Even the stodgiest and most stiff-upper-lipped of British officers could see the value of the cotton twill dyed khaki, but it took almost 50 years for the new uniforms to be fully embraced. Though they saw wear in the First Boer War, other notable English colonial campaigns (in very hot places) were fought in those same old redcoats. Despite the reluctance at higher levels to formally adopt khaki, British troops, when they were issued bright, white uniforms, would smear them with all manner of things give their uniforms a khaki hue, even if it was an imperfect and primitive dyeing method. A perfected khaki dye was patented right before the Second Boer War in 1899 and the color of the British uniform remained more or less the same all the way through the two World Wars.
Americans Adopt the Hue
Tried and tested by all the major powers, khaki-dyed, lightweight cotton twills became the de facto uniform for any colonizing power. If you were going to ship your boys abroad to pillage and conquer someplace in the Southern Hemisphere, khaki was your go-to color. Americans wore the color for the first time in Cuba and the Philippines during the Spanish-American War in 1898. The trousers the American troops wore became called “chinos,” allegedly because they had been imported from China and borrowed the Spanish word for that country to describe them. Perhaps because the first chinos were khaki and the most notable khaki garments were made from a cotton twill, all three pieces of the puzzle began to be confounded.

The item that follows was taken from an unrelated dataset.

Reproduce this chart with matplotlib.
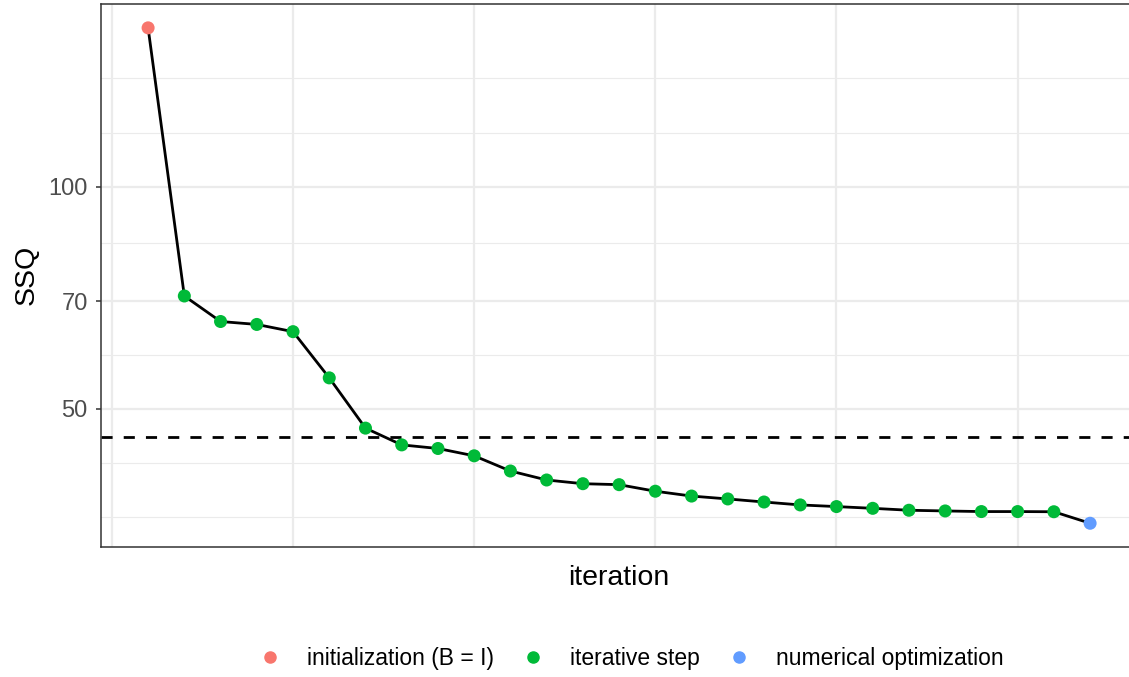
import matplotlib
matplotlib.use("Agg")
import matplotlib.pyplot as plt
from matplotlib.lines import Line2D

plt.rcParams["font.family"] = ["Liberation Sans", "DejaVu Sans"]

# ---- data ----
iteration = list(range(1, 28))
ssq = [164.3, 71.15, 65.7, 65.1, 63.65, 55.1, 47.1, 44.7, 44.2, 43.2,
       41.2, 40.06, 39.6, 39.48, 38.68, 38.1, 37.76, 37.4, 37.06, 36.87,
       36.67, 36.45, 36.37, 36.3, 36.3, 36.28, 35.0]
step = ["initialization (B = I)"] + ["iterative step"] * 25 + ["numerical optimization"]
reference_ssq = 45.85

step_names = ["initialization (B = I)", "iterative step", "numerical optimization"]
step_colors = ["#F8766D", "#00BA38", "#619CFF"]

y_breaks = [50, 70, 100]
y_minor = [35.7, 42.3, 59.2, 84.0, 118.4, 140.5]
x_breaks = [0, 5, 10, 15, 20, 25]

W, H = 1129, 677
fig = plt.figure(figsize=(W / 100, H / 100), dpi=100)
ax = fig.add_axes([101 / W, (H - 546.7) / H, 1036.2 / W, 542.7 / H])

ax.set_yscale("log")
ax.set_xlim(1 - 1.3, 27 + 1.3)
ax.set_ylim(32.53, 177.0)

# grid
for v in y_minor:
    ax.axhline(v, color="#EBEBEB", lw=0.8, zorder=0)
for v in y_breaks:
    ax.axhline(v, color="#EBEBEB", lw=1.6, zorder=0)
for v in x_breaks:
    ax.axvline(v, color="#EBEBEB", lw=1.6, zorder=0)

ax.axhline(reference_ssq, color="black", lw=2.0, ls=(0, (4, 4)), zorder=2)
ax.plot(iteration, ssq, color="black", lw=2.0, zorder=3)

cmap = dict(zip(step_names, step_colors))
ax.scatter(iteration, ssq, c=[cmap[s] for s in step], s=88, zorder=4, linewidths=0)

ax.minorticks_off()
ax.set_yticks(y_breaks)
ax.set_yticklabels([str(v) for v in y_breaks])
ax.set_xticks(x_breaks)
ax.set_xticklabels([])
ax.tick_params(axis="x", length=0)
ax.tick_params(axis="y", length=3.6, width=1.1, color="#333333", labelsize=17,
               labelcolor="#4D4D4D", pad=6)

for s in ax.spines.values():
    s.set_color("#333333")
    s.set_linewidth(1.1)

ax.set_ylabel("SSQ", fontsize=20.5, labelpad=6)
ax.set_xlabel("iteration", fontsize=20.5, labelpad=10)

handles = [Line2D([], [], marker="o", ls="", color=c, markersize=8) for c in step_colors]
fig.legend(handles, step_names, loc="center", bbox_to_anchor=(631 / W, 1 - 659 / H),
           ncol=3, frameon=False, fontsize=16.5, handlelength=1.0, handletextpad=1.12,
           columnspacing=1.2)

fig.savefig("out.png", dpi=100)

American Expeditionary Forces, when they joined the fray during World War I, were again wearing khaki. Their chinos, adapted from those worn during the Spanish-American War were worn tucked into puttees (coincidentally another Hindi word), giving them a peculiar jodhpur-esque look.

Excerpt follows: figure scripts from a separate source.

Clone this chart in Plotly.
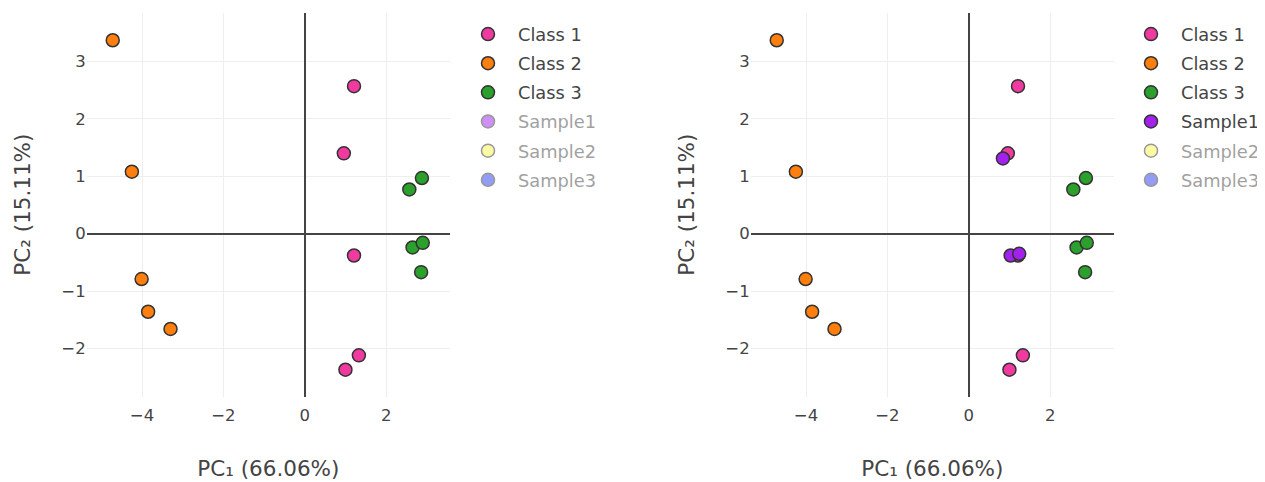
import plotly.graph_objects as go

# ---- data ----
class1_x = [1.21, 0.96, 1.21, 1.33, 1.00]
class1_y = [2.57, 1.40, -0.38, -2.12, -2.37]
class2_x = [-4.72, -4.25, -4.01, -3.85, -3.30]
class2_y = [3.37, 1.08, -0.79, -1.36, -1.66]
class3_x = [2.57, 2.88, 2.65, 2.90, 2.86]
class3_y = [0.77, 0.97, -0.24, -0.16, -0.67]
sample1_x = [0.84, 1.03, 1.24]
sample1_y = [1.31, -0.38, -0.35]
sample2_x = [None]   # hidden in the reference (legend only)
sample2_y = [None]
sample3_x = [None]   # hidden in the reference (legend only)
sample3_y = [None]

series_names = ["Class 1", "Class 2", "Class 3", "Sample1", "Sample2", "Sample3"]
series_x = [class1_x, class2_x, class3_x, sample1_x, sample2_x, sample3_x]
series_y = [class1_y, class2_y, class3_y, sample1_y, sample2_y, sample3_y]
colors = ["#f03aa0", "#ff7f0e", "#2ca02c", "#a321ee", "#f8f84a", "#2a3cee"]
visible_left = [True, True, True, "legendonly", "legendonly", "legendonly"]
visible_right = [True, True, True, True, "legendonly", "legendonly"]

x_title = "PC₁ (66.06%)"
y_title = "PC₂ (15.11%)"

OFF = 8  # page body margin
W, H = 1265 - OFF, 482 - OFF
FONT = "DejaVu Sans"

fig = go.Figure()
for panel, (xa, ya, leg, vis) in enumerate([("x", "y", "legend", visible_left),
                                            ("x2", "y2", "legend2", visible_right)]):
    for i, name in enumerate(series_names):
        fig.add_trace(go.Scatter(
            x=series_x[i], y=series_y[i], name=name, mode="markers",
            xaxis=xa, yaxis=ya, legend=leg, visible=vis[i],
            legendgroup=f"{panel}-{i}",
            marker=dict(size=13, color=colors[i],
                        line=dict(color="#333333", width=1.5)),
        ))

# pixel geometry (page coordinates minus body offset)
top_px, bot_px = 12.7 - OFF, 396.7 - OFF
left1, right1 = 86.7 - OFF, 450.0 - OFF
left2, right2 = 750.7 - OFF, 1114.0 - OFF
ydom = [1 - bot_px / H, 1 - top_px / H]

axis_common = dict(
    showgrid=True, gridcolor="#eeeeee", gridwidth=1,
    zeroline=True, zerolinecolor="#444444", zerolinewidth=1.8,
    showline=False, ticks="",
    tickfont=dict(family=FONT, size=16.5, color="#444444"),
    title_font=dict(family=FONT, size=21.5, color="#444444"),
)
xrange = [-5.36, 3.57]
yrange = [-2.84, 3.85]

leg_common = dict(xanchor="left", yanchor="top",
                  font=dict(family=FONT, size=17.8, color="#444444"),
                  tracegroupgap=3, itemwidth=50,
                  itemclick=False, itemdoubleclick=False)

fig.update_layout(
    width=W, height=H,
    margin=dict(l=0, r=0, t=0, b=0),
    paper_bgcolor="white", plot_bgcolor="white",
    font=dict(family=FONT, color="#444444"),
    showlegend=True,
    xaxis=dict(domain=[left1 / W, right1 / W], range=xrange, dtick=2, ticklabelstandoff=7,
               title=dict(text=x_title, standoff=36), anchor="y", **axis_common),
    yaxis=dict(domain=ydom, range=yrange, dtick=1,
               title=dict(text=y_title, standoff=24), anchor="x", **axis_common),
    xaxis2=dict(domain=[left2 / W, right2 / W], range=xrange, dtick=2, ticklabelstandoff=7,
                title=dict(text=x_title, standoff=36), anchor="y2", **axis_common),
    yaxis2=dict(domain=ydom, range=yrange, dtick=1,
                title=dict(text=y_title, standoff=24), anchor="x2", **axis_common),
    legend=dict(x=450 / W, y=1 - 8.0 / H, **leg_common),
    legend2=dict(x=1113 / W, y=1 - 8.0 / H, **leg_common),
)

fig.write_html("out.html")
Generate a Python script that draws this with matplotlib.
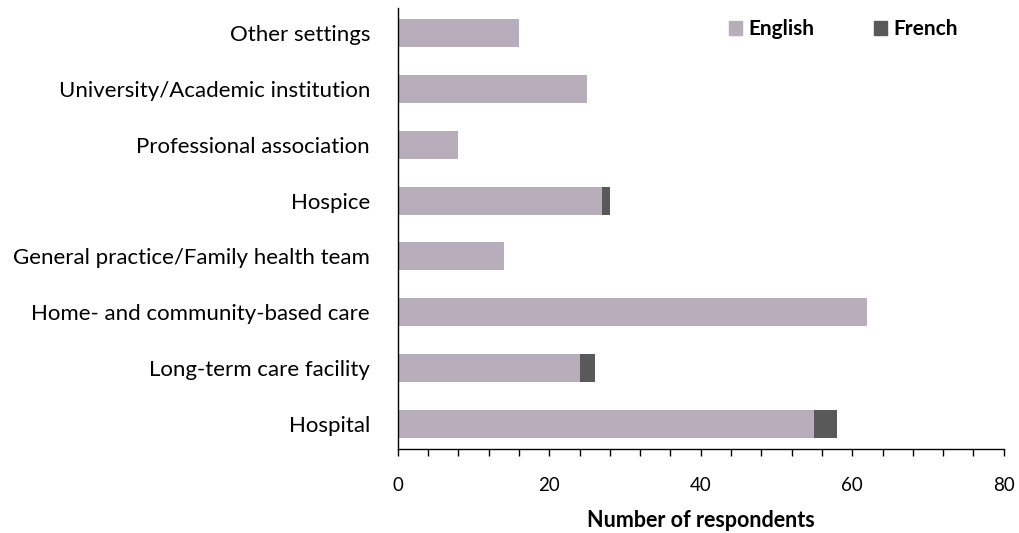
import numpy as np
from matplotlib import pyplot as plt
from matplotlib.ticker import MultipleLocator
from matplotlib.patches import Patch

plt.rcParams['font.family'] = ['Lato', 'DejaVu Sans']

# Work settings, bottom to top
settings = ['Hospital', 'Long-term care facility', 'Home- and community-based care',
            'General practice/Family health team', 'Hospice', 'Professional association',
            'University/Academic institution', 'Other settings']
english = np.array([55, 24, 62, 14, 27, 8, 25, 16])
french = np.array([3, 2, 0, 0, 1, 0, 0, 0])

english_color = '#b8adba'
french_color = '#595959'

fig = plt.figure(figsize=(10.2, 5.33), dpi=100)
ax = fig.add_axes([0.390, 0.1576, 0.594, 0.8274])

y = np.arange(len(settings))
ax.barh(y, english, height=0.5, color=english_color)
ax.barh(y, french, left=english, height=0.5, color=french_color)

ax.set_yticks(y)
ax.set_yticklabels(settings, fontsize=16)
ax.tick_params(axis='y', length=0, pad=20)
ax.set_ylim(-0.45, len(settings) - 0.55)

ax.set_xlim(0, 80)
ax.xaxis.set_major_locator(MultipleLocator(20))
ax.xaxis.set_minor_locator(MultipleLocator(4))
ax.tick_params(axis='x', which='both', direction='out', length=5, width=1, labelsize=13.5, pad=15.5)
ax.set_xlabel('Number of respondents', fontsize=15.5, fontweight='bold', labelpad=11)

for side in ['top', 'right']:
    ax.spines[side].set_visible(False)
for side in ['left', 'bottom']:
    ax.spines[side].set_linewidth(1)

handles = [Patch(color=english_color, label='English'), Patch(color=french_color, label='French')]
ax.legend(handles=handles, loc='upper right', bbox_to_anchor=(0.955, 1.017), ncol=2, frameon=False,
          handlelength=0.6, handleheight=0.6, handletextpad=0.3, columnspacing=2.9,
          prop={'weight': 'bold', 'size': 15})

fig.savefig('out.png', dpi=100)
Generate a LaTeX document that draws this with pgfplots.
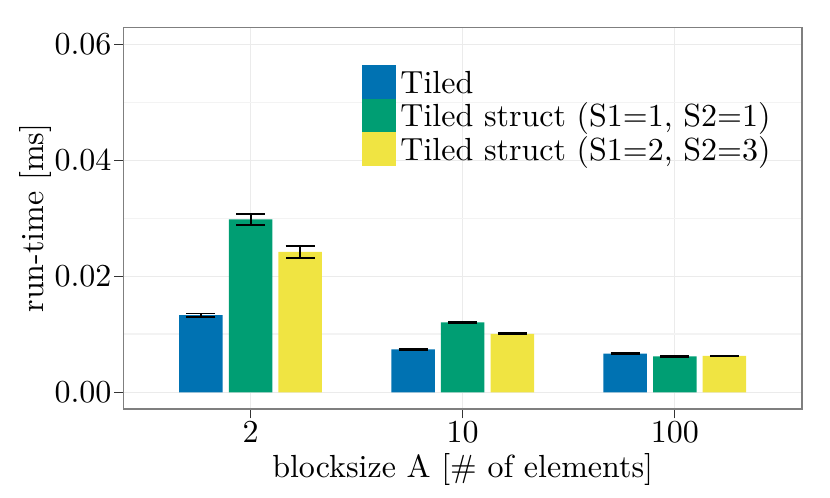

World War II and the Proliferation of Khakis
Though the khaki chino had seen service for nearly a hundred years by the time World War II began, it would be that conflict that truly brought these so-called “khakis” to the general public. It was also during World War II, particularly worn by American troops in the Pacific Theatre, that the khaki chino reached its zenith.
Preceding iterations of the khaki trouser seem dated, with their flared thighs for riding and narrow bottoms for tucking into leg wraps. The World War II service chino ballooned into an entirely new and much larger garment, with a very high rise and an extremely wide leg. Though the slim-leg-favoring fashionistas might think this seems sloppy, the enlarged proportions made for far greater comfort in the tropical climes in which they were worn. Not only this, but this new cut heightened an impression of “I don’t give a fuck,” for which American troops were infamous among their allies. While almost all other uniform pieces sought to enhance and highlight the so-called “military body,” the American khaki service chino only highlighted the waist, the rest was all comfort and no shits given.
The khaki chino came home for the first time upon war’s end. So much khaki twill had been made for the war effort that wartime contractors had extra rolls to whip into civilian clothing. Not only that, but the muted natural hue gained some patriotic caché for its prominent role in most of the armed forces’ uniforms. By wearing khaki, you weren’t just getting in on a trendy military-inspired garment, you were also supporting the troops! The larger profile of the service chino made for plenty of comfort, which made them a huge hit on college campuses nationwide. And the fact that they were made from durable cotton and not some fussy wool, made them way easier to take care of and keep clean.
The Long Decline
Never as rugged or debonair as when it was worn in the Pacific War, the khaki chino has slowly slipped from its WWII pedestal to the sale rack at your local J.C. Penny’s. Khaki pieces of clothing, not unlike jeans, haven’t reached their full potential until sufficiently beaten-up and lived in. The 1960s saw the chino slimmed down for a youth market hungry for new colors, fits, and synthetic options. Dockers and the like have lowered the rises and tapered the legs, making them less an endimanché statement piece, but a Walmart uniform.
Though the color khaki has a troubled record, often tied to brutal, colonial warfare; there is something essential about this most subtle of camos. It pairs well with just about anything and garments cut from this cloth were so ubiquitous after WWII that they are readily available in just about any style at your local vintage emporium. Though the fit and fabric may change, the color is timeless.